Just Words: A separation of common and sense|Davyd Wong

蘋果日報 2020/09/05 09:23


Let me ask you a question. If a man has a pet, and you’re told it stands on four legs, barks, wags its tail, and responds to the name ‘Barkley’, then is my pet a dog, a goldfish, or a pony?
This is not a trick question, but rather it is the very type of question that appears to be tripping up the leaders of our government.
On Monday, September 1, Secretary for Education, Kevin Yeung, stated that school textbooks should not mention the separation of powers because it is not in the Basic Law and, therefore, the phrase should be expunged from textbooks. At a press conference, the Chief Executive was asked for her comments about this and she said she agreed with the Secretary for Education adding there was no room for ambiguity over Hong Kong’s constitutional order. She then went on to school us saying that as Chief Executive she was not just head of the government, but head of an “executive-led” system because she had the power to appoint judges and approve legislative budgets. For good measure, she noted that all these powers of the Government of the Hong Kong Special Administrative Region derive their authority from the Central People’s Government.
While it is correct to say that the Basic Law does not expressly use the term ‘separation of powers’, it is not correct to say that the Basic Law does not create a system of governance based on a separation of powers. Even a most cursory reading of Basic Law tells us that this is what is intended, from both its structure and its substance, as the Basic Law sets out that the executive, the legislature, and the courts have separate and different constitutionally designated powers of governance. You can see these distinct divisions laid out in each of different sections in Chapter 4 of the Basic Law – with a section dealing with each of the executive, legislative, and judicial powers. That the Basic Law enshrines a separation of powers has been consistently applied and followed by the courts in Hong Kong in judicial review cases, and has long been endorsed in extra judicial comments by the current and former Chief Justice of the Court of Final Appeal. That means there is very little doubt about that despite it not using the phrase ‘separation of powers’ that is exactly what the Basic Law has created.
This is important because history has shown that absolute power corrupts absolutely. So, by dividing and delineating the power of government into three different arms that operate independently of each other, each arm can act as a system of checks and balances on the other. In this way, the arrangement serves to avoid excessive concentration of power in any one organ of government or any one person, reducing the potential for abuse and strengthening the Rule of Law. Neither the fact that the Chief Executive has certain powers affecting the other two branches (such as to appoint judges or to approve budgets), nor the fact that ultimate authority is derived from a higher national government detracts from this system of separation. These are in fact relatively common features in other places where there is a separation of powers. Asserting that Hong Kong is an ‘executive-led’ government and that there is no separation of powers only leads one to wonder if this is to explain or to provide cover for current or future actions that will blatantly offend the separation of powers. Will the government now expect to turn the legislature into a rubber stamp, approving whatever the Chief Executive proposes without question? Will judges be loyal only to the Chief Executive, and will they be expected to rule in a ‘correct’ manner? If so, then not only is this yet another alarming attack on the legal system and the Rule of Law in Hong Kong, it will also mean our system starts to behave strikingly like the system of government that exists in the mainland. But that is exactly what the drafters of the Basic Law did not want to happen, which is why it is prohibited by Article 5 of the Basic Law.

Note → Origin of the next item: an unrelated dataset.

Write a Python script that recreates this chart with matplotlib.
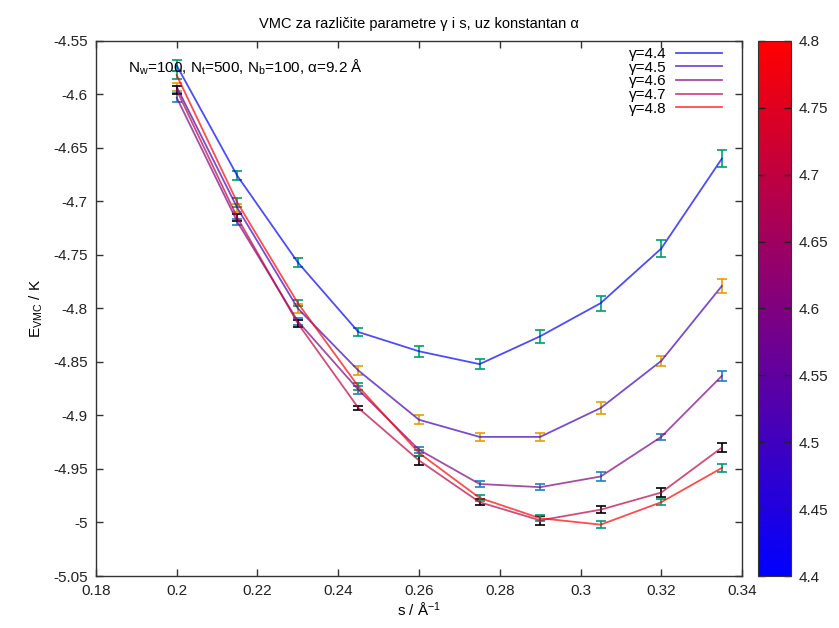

So, while this controversy arises every few years, even Barkley knows that if something walks like a dog, barks like a dog, and wags its tail like a dog, then it is a dog. There is no ambiguity indeed as to what it is, unless you’re trying to tell me that it’s a horse.
(Davyd Wong is a practising solicitor, the founder of Pro Bono HK, and was recently elected to the Council of the Hong Kong Law Society. The opinions expressed here are his alone, and do not constitute professional advice of any kind.)